The team had to decide if this was a procedural glitch or did these plants have cells in them with slightly different amounts of DNA.

"After months of procedural optimization," says Koteje, "we gradually came to the conclusion that the DNA in hosta can vary from leaf to leaf in a single plant. People have known for years that some plants have different ploidy levels — different amounts of DNA in them. And yet the plant is just fine. Now, our bodies would freak out if that happened.”

He also found a parent hosta and its sport could have very different genetic makeup, a conclusion confirmed by the research of his colleague, John Beebe.

Beebe, who has taught biology at Calvin for so long that Koetje was once his student researcher, and Vonny Salim, his current student researcher, are using a flow cytometer (chromosomes are stained with a fluorescent compound, then the cells are passed single-file in front of a detector) to measure the amount of DNA in the cell nuclei of two hosta varieties: Regal Splendor and its parent plant, Krossa Regal.

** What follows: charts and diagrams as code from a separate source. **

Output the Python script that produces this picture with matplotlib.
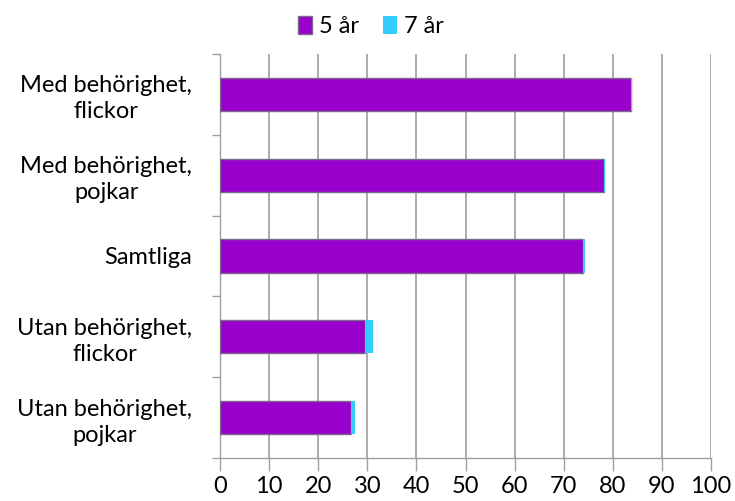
import matplotlib
matplotlib.use('Agg')
import matplotlib.pyplot as plt
from matplotlib.ticker import FixedLocator, NullFormatter

plt.rcParams['font.family'] = ['Lato', 'DejaVu Sans']

categories = ['Med behörighet,\nflickor', 'Med behörighet,\npojkar', 'Samtliga',
              'Utan behörighet,\nflickor', 'Utan behörighet,\npojkar']
five_years = [83.7, 78.2, 74.0, 29.5, 26.7]
seven_extra = [0.3, 0.2, 0.3, 1.7, 0.7]
series_names = ['5 år', '7 år']
xticks = list(range(0, 101, 10))

fig = plt.figure(figsize=(7.35, 5.01), dpi=100)
ax = fig.add_axes([220 / 735, 1 - 458 / 501, 491 / 735, 404 / 501])

ypos = list(range(len(categories)))
ax.barh(ypos, five_years, height=0.41, color='#9900CC', edgecolor='#7a6a8a',
        linewidth=1, label=series_names[0], zorder=3)
ax.barh(ypos, seven_extra, left=five_years, height=0.41, color='#33CCFF',
        linewidth=0, label=series_names[1], zorder=3)

ax.set_xlim(0, 100)
ax.set_ylim(len(categories) - 0.5, -0.5)
ax.set_xticks(xticks)
ax.set_xticklabels([str(t) for t in xticks], fontsize=17)
ax.set_yticks(ypos)
ax.set_yticklabels(categories, fontsize=17, ha='right', multialignment='center',
                   linespacing=1.3)
ax.tick_params(axis='y', length=0, pad=20)
ax.yaxis.set_minor_locator(FixedLocator([i - 0.5 for i in range(len(categories) + 1)]))
ax.yaxis.set_minor_formatter(NullFormatter())
ax.tick_params(axis='y', which='minor', length=6, color='#a0a0a0', width=1)
ax.tick_params(axis='x', length=9, color='#a0a0a0', width=1, pad=4, direction='out')

ax.grid(axis='x', color='#a6a6a6', linewidth=1.3, zorder=0)
for side in ['top', 'right']:
    ax.spines[side].set_visible(False)
for side in ['left', 'bottom']:
    ax.spines[side].set_color('#a0a0a0')
    ax.spines[side].set_linewidth(1)

fig.legend(loc='upper center', bbox_to_anchor=(0.505, 1.01), ncol=2, frameon=False,
           fontsize=17, handlelength=0.6, handleheight=0.75, handletextpad=0.3,
           columnspacing=1.0)

fig.savefig('out.png', dpi=100)
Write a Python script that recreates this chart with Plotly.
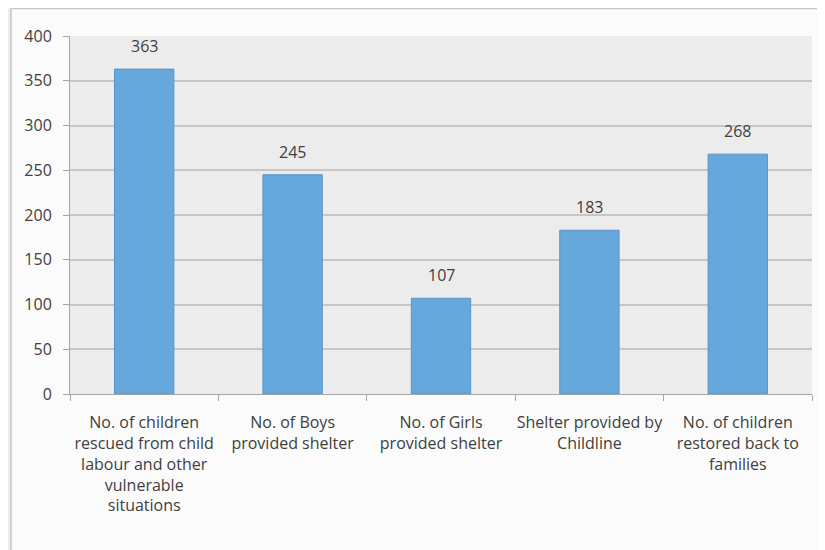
import plotly.graph_objects as go

categories = [
    "No. of children<br>rescued from child<br>labour and other<br>vulnerable<br>situations",
    "No. of Boys<br>provided shelter",
    "No. of Girls<br>provided shelter",
    "Shelter provided by<br>Childline",
    "No. of children<br>restored back to<br>families",
]
values = [363, 245, 107, 183, 268]
y_ticks = [0, 50, 100, 150, 200, 250, 300, 350, 400]

# page has an 8px body margin, so figure coords = screen coords - 8
W, H = 817, 542
L, R, T, B = 62, 13, 28, 156
pw, ph = W - L - R, H - T - B

def px_x(p):
    return (p - L) / pw

def px_y(p):
    return (H - B - p) / ph

fig = go.Figure()
fig.add_trace(go.Bar(
    x=categories, y=values,
    marker=dict(color="#66a8dc", line=dict(color="#5a95c8", width=1)),
    showlegend=False,
))
for c, v in zip(categories, values):
    fig.add_annotation(x=c, y=v, text=str(v), showarrow=False,
                       yanchor="middle", yshift=23,
                       font=dict(family="Open Sans", size=16, color="#404040"))

# outer frame
fig.add_shape(type="rect", xref="paper", yref="paper",
              x0=px_x(-5), x1=px_x(3), y0=px_y(-5), y1=px_y(H + 5),
              fillcolor="#eeeeee", line=dict(width=0), layer="below")
fig.add_shape(type="line", xref="paper", yref="paper",
              x0=px_x(3), x1=px_x(3), y0=px_y(0), y1=px_y(H + 5),
              line=dict(color="#c4c4c4", width=1.5), layer="below")
fig.add_shape(type="line", xref="paper", yref="paper",
              x0=px_x(3), x1=px_x(W + 5), y0=px_y(0.5), y1=px_y(0.5),
              line=dict(color="#c4c4c4", width=1.5), layer="below")

fig.update_layout(
    width=W, height=H,
    margin=dict(l=L, r=R, t=T, b=B, autoexpand=False),
    paper_bgcolor="#fbfbfb",
    plot_bgcolor="#ececec",
    bargap=0.6,
    showlegend=False,
    font=dict(family="Open Sans", size=16, color="#404040"),
)
fig.update_xaxes(
    showline=True, linecolor="#a6a6a6", linewidth=1,
    ticks="outside", tickson="boundaries", ticklen=6, tickcolor="#a6a6a6",
    tickfont=dict(size=16, color="#404040"), tickangle=0,
    ticklabelstandoff=14,
    showgrid=False,
)
fig.update_yaxes(
    range=[0, 400], tickvals=y_ticks,
    showline=True, linecolor="#a6a6a6", linewidth=1,
    ticks="outside", ticklen=6, tickcolor="#a6a6a6",
    gridcolor="#c6c6c6", gridwidth=1.5,
    tickfont=dict(size=16, color="#404040"),
    ticklabelstandoff=8,
    zeroline=False,
)
fig.write_html("out.html")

“Regal Splendor has twice the amount of DNA as Krossa Regal,” says Beebe. “There’s a lot more diversity than you’d expect.”

Koetje agrees.

“We think that what happens is that there is a wholesale chromosome rearrangement when a sport arises in culture,” he says. “It’s like a bomb goes off in a nucleus. It reminds us of what they’re discovering with cancer, but in this case, you don’t end up with runaway cell growth. You end up with slight changes in leaf pattern.”

By growing hostas in tissue culture Walter’s Garden’s inadvertently accelerates the mutating process.

“It’s happening more frequently in tissue culture in part because you’re doping them up on some hormones, and that makes the cells divide quickly, and when they divide quickly, they make genetic mistakes, Koetje says. “It’s not entirely natural, but it’s not entirely unnatural either.”

He approached his hosta research, Koetje says, thinking that the mutations that occur to produce a sport would be so small that he wouldn’t be able to measure them only to find out the opposite was true.

“There’s such a big genetic change," he says, "I can’t tell if parents and children are related to each other.”

Koetje is still examining the procedure behind his research for possible glitches, even as he gradually concludes that the hosta family tree may be impossible to reconstruct.

“Practically, it doesn’t help the hosta industry at all,” he says. “Genetically it’s a very interesting story. The biology of this turns out to be interesting and the practical stuff turns out to be a dead-end street. The plant kingdom has some surprises."

Beebe, a fan of hostas sees the benefit for a business like Walter’s Garden’s.

“They have a fantastic catalogue,” he says.